## PROBLEM STATEMENT
Exactly reproduce the lines that run from the one containing "Output the Python" through the one containing "y_ticks = [85, 86, 87, 88, 89]", ends included, with no pictures.

## INPUT
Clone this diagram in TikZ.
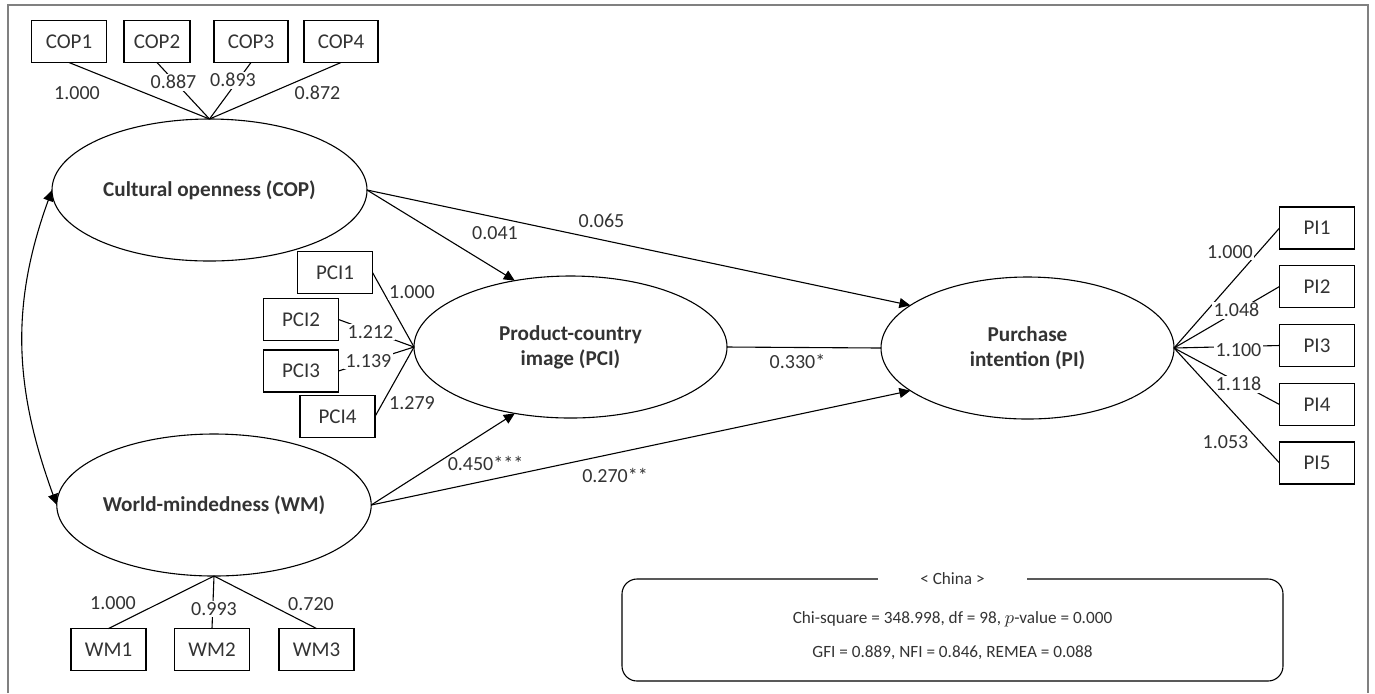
\documentclass[tikz,border=0pt]{standalone}
\usepackage{fontspec}
\setmainfont{Carlito}
\usepackage{tikz}
\usetikzlibrary{arrows.meta,shapes.geometric}
\definecolor{ink}{HTML}{333333}
\definecolor{frame}{HTML}{808080}
\tikzset{
  lat/.style={draw=black,ellipse,line width=0.55pt,inner sep=0pt,outer sep=0pt,minimum height=71pt,align=center,text=ink,font=\fontsize{10.6}{12.5}\selectfont\bfseries},
  obs/.style={draw=black,line width=0.55pt,inner sep=0pt,outer sep=0pt,minimum width=37.5pt,minimum height=21pt,text=ink,font=\fontsize{10.5}{11}\selectfont},
  ld/.style={fill=white,inner sep=0.8pt,text=ink,font=\fontsize{10}{11}\selectfont},
  lb/.style={inner sep=0.8pt,text=ink,font=\fontsize{10}{11}\selectfont},
  st/.style={inner sep=0.8pt,text=ink,font=\fontsize{8.6}{10}\selectfont},
  ln/.style={draw=black,line width=0.55pt},
  fl/.style={-{Triangle[length=5.5pt,width=5pt]},draw=black,line width=0.55pt},
}

\begin{document}
\begin{tikzpicture}[x=0.5pt,y=0.5pt]
\useasboundingbox (0,0) rectangle (1375,-693);
\draw[frame,line width=0.75pt] (8,-693) -- (8,-5) -- (1368,-5) -- (1368,-693);

% latent variables
\node[lat,minimum width=157.5pt] (COP) at (209.5,-190) {Cultural openness (COP)};
\node[lat,minimum width=156.5pt] (PCI) at (570.5,-347) {Product-country\\image (PCI)};
\node[lat,minimum width=146.5pt] (PI) at (1027.5,-348) {Purchase\\intention (PI)};
\node[lat,minimum width=157pt] (WM) at (214,-505) {World-mindedness (WM)};

% indicators and loadings
\foreach \n/\x/\w/\v/\lx/\ly in {1/69/37.5/1.000/77/93, 2/157/33/0.887/173.5/82,
  3/251/37/0.893/233/80, 4/341/37/0.872/317.5/93} {
  \node[obs,minimum width=\w pt] (COP\n) at (\x,-41.5) {COP\n};
  \draw[ln] (COP\n.south) -- (COP.north);
  \node[ld] at (\lx,-\ly) {\v};
}
\foreach \n/\x/\y/\v/\lx/\ly in {1/335/272.5/1.000/412/292, 2/301/319.5/1.212/370.5/332,
  3/301/371/1.139/368.5/361, 4/337.5/416.5/1.279/412/403} {
  \node[obs] (PCI\n) at (\x,-\y) {PCI\n};
  \draw[ln] (PCI\n.east) -- (PCI.west);
  \node[ld] at (\lx,-\ly) {\v};
}
\foreach \n/\y/\v/\lx/\ly in {1/228/1.000/1230/252, 2/286.5/1.048/1236.5/310,
  3/345.5/1.100/1238.5/350, 4/404.5/1.118/1238.5/384, 5/463/1.053/1225.5/442} {
  \node[obs] (PI\n) at (1317,-\y) {PI\n};
  \draw[ln] (PI\n.west) -- (PI.east);
  \node[ld] at (\lx,-\ly) {\v};
}
\foreach \n/\x/\v/\lx/\ly in {1/108.5/1.000/113/603, 2/212/0.993/214/609, 3/316.5/0.720/311/604} {
  \node[obs] (WM\n) at (\x,-649.5) {WM\n};
  \draw[ln] (WM\n.north) -- (WM.south);
  \node[ld] at (\lx,-\ly) {\v};
}

% structural paths
\draw[fl] (COP.east) -- (PCI.130);
\draw[fl] (COP.east) -- (PI.160);
\draw[ln] (PCI.east) -- (PI.west);
\draw[fl] (WM.east) -- (PCI.230);
\draw[fl] (WM.east) -- (PI.200);
\draw[ln,{Triangle[length=5.5pt,width=5pt]}-{Triangle[length=5.5pt,width=5pt]}] (COP.west) to[out=250,in=110] (WM.west);
\node[lb] at (495,-233) {0.041};
\node[lb] at (601.5,-221) {0.065};
\node[lb] at (797.5,-361) {0.330*};
\node[lb] at (485.5,-463) {0.450***};
\node[lb] at (615,-475) {0.270**};

% fit indices
\node[draw=black,line width=0.55pt,rounded corners=7.5pt,minimum width=330.5pt,minimum height=51pt] (fitbox) at (952.5,-630) {};
\node[st,fill=white,inner xsep=21pt] (china) at (fitbox.north) {< China >};
\node[st] (stat1) at (952.5,-619) {Chi-square = 348.998, df = 98, $p$-value = 0.000};
\node[st] (stat2) at (952.5,-653) {GFI = 0.889, NFI = 0.846, REMEA = 0.088};
\end{tikzpicture}
\end{document}
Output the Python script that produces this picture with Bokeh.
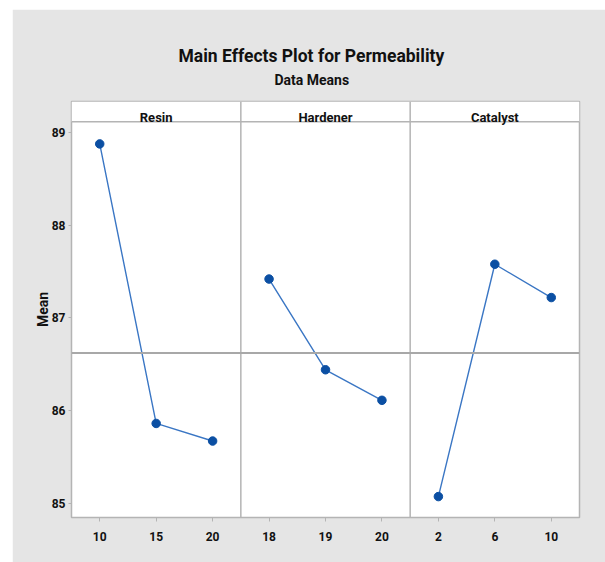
import numpy as np
from bokeh.plotting import figure
from bokeh.models import Span, Title, FixedTicker
from bokeh.core.properties import value
from bokeh.embed import file_html
from bokeh.resources import INLINE

# ---- data ----
factors = ["Resin", "Hardener", "Catalyst"]
resin_levels = ["10", "15", "20"]
hardener_levels = ["18", "19", "20"]
catalyst_levels = ["2", "6", "10"]
resin_means = [88.88, 85.86, 85.67]
hardener_means = [87.42, 86.44, 86.11]
catalyst_means = [85.07, 87.58, 87.22]
grand_mean = 86.62
y_ticks = [85, 86, 87, 88, 89]

title_text = "Main Effects Plot for Permeability"
subtitle_text = "Data Means"
y_label = "Mean"

FONT = "Roboto"
GREY_BG = "#E5E5E5"
FRAME = "#B4B4B4"
LINE_C = "#3A76C4"
PT_C = "#0B4FA3"

# ---- layout constants ----
y_lo, y_hi = 84.844, 89.338
strip_bottom = 89.12

levels_all = [resin_levels, hardener_levels, catalyst_levels]
means_all = [resin_means, hardener_means, catalyst_means]

def pos(i, k):
    return i + (2 * k + 1) / 6.0

p = figure(width=593, height=553, x_range=(0, 3), y_range=(y_lo, y_hi),
           output_backend="svg", toolbar_location=None,
           min_border_left=59, min_border_right=26, min_border_top=92, min_border_bottom=45,
           background_fill_color="white", border_fill_color=GREY_BG,
           outline_line_color=FRAME, outline_line_width=1.5, margin=(9, 0, 0, 12))
p.xgrid.visible = False
p.ygrid.visible = False

# titles (p.title is outermost, added Title sits next to the frame)
p.title.text = title_text
p.title.align = "left"
p.title.offset = 107
p.title.text_font = FONT
p.title.text_font_style = "bold"
p.title.text_font_size = "17.5px"
p.title.text_color = "#111111"
p.title.standoff = -20
p.add_layout(Title(text=subtitle_text, align="left", offset=203, text_font=FONT,
                   text_font_style="bold", text_font_size="14px",
                   text_color="#111111", standoff=28), "above")

# x axis
ticks = []
overrides = {}
for i, levs in enumerate(levels_all):
    for k, lab in enumerate(levs):
        x = pos(i, k)
        ticks.append(x)
        overrides[x] = lab
p.xaxis.ticker = FixedTicker(ticks=ticks)
p.xaxis.major_label_overrides = overrides
p.xaxis.axis_line_color = None
p.xaxis.major_tick_in = 0
p.xaxis.major_tick_out = 4
p.xaxis.major_tick_line_color = FRAME
p.xaxis.minor_tick_line_color = None
p.xaxis.major_label_standoff = 10
p.xaxis.major_label_text_font = FONT
p.xaxis.major_label_text_font_style = "bold"
p.xaxis.major_label_text_font_size = "12px"
p.xaxis.major_label_text_color = "#111111"

# y axis
p.yaxis.ticker = FixedTicker(ticks=y_ticks)
p.yaxis.axis_line_color = None
p.yaxis.major_tick_in = 0
p.yaxis.major_tick_out = 3
p.yaxis.major_tick_line_color = FRAME
p.yaxis.minor_tick_line_color = None
p.yaxis.major_label_standoff = 3
p.yaxis.major_label_text_font = FONT
p.yaxis.major_label_text_font_style = "bold"
p.yaxis.major_label_text_font_size = "12px"
p.yaxis.major_label_text_color = "#111111"
p.yaxis.axis_label = y_label
p.yaxis.axis_label_standoff = -2
p.yaxis.axis_label_text_font = FONT
p.yaxis.axis_label_text_font_style = "bold"
p.yaxis.axis_label_text_font_size = "14px"
p.yaxis.axis_label_text_color = "#111111"

# strip header
p.quad(left=0, right=3, bottom=strip_bottom, top=y_hi, fill_color="white", line_color=None)
p.segment(x0=0, y0=strip_bottom, x1=3, y1=strip_bottom, line_color=FRAME, line_width=1.5)
p.text(x=[0.5, 1.5, 2.5], y=[89.165] * 3, text=factors, text_align="center",
       text_baseline="middle", text_font=value(FONT), text_font_style="bold",
       text_font_size="13px", text_color="#111111")

# panel dividers
for d in [1, 2]:
    p.add_layout(Span(location=d, dimension="height", line_color=FRAME, line_width=1.5))

# grand mean reference line
p.add_layout(Span(location=grand_mean, dimension="width", line_color="#A8A8A8", line_width=2))

# series
for i, (levs, ms) in enumerate(zip(levels_all, means_all)):
    xs = [pos(i, k) for k in range(len(levs))]
    p.line(xs, ms, line_color=LINE_C, line_width=1.4)
    p.scatter(xs, ms, size=8.5, fill_color=PT_C, line_color=PT_C)

open("out.html", "w").write(file_html(p, INLINE))
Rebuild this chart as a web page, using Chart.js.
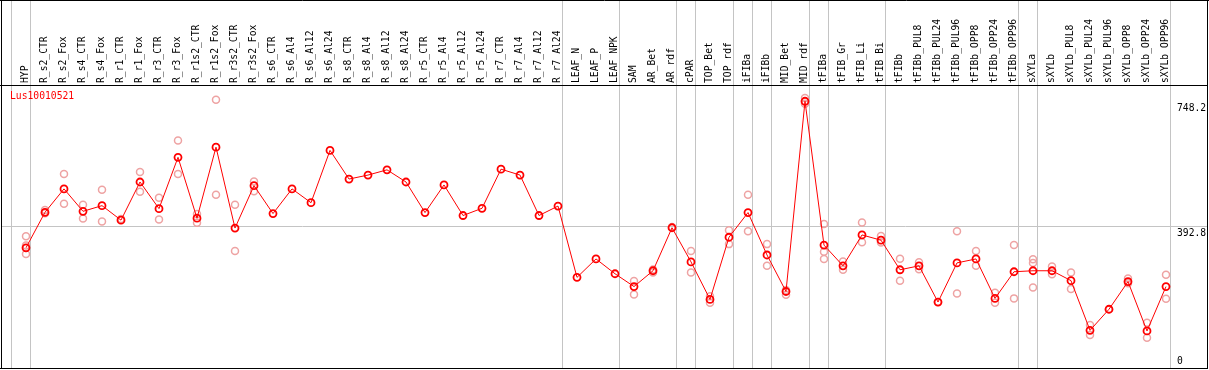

## TASK ANSWER
Output the Python script that produces this picture with Bokeh.
import numpy as np
from bokeh.plotting import figure
from bokeh.models import Span, Title, FixedTicker
from bokeh.core.properties import value
from bokeh.embed import file_html
from bokeh.resources import INLINE

# ---- data ----
factors = ["Resin", "Hardener", "Catalyst"]
resin_levels = ["10", "15", "20"]
hardener_levels = ["18", "19", "20"]
catalyst_levels = ["2", "6", "10"]
resin_means = [88.88, 85.86, 85.67]
hardener_means = [87.42, 86.44, 86.11]
catalyst_means = [85.07, 87.58, 87.22]
grand_mean = 86.62
y_ticks = [85, 86, 87, 88, 89]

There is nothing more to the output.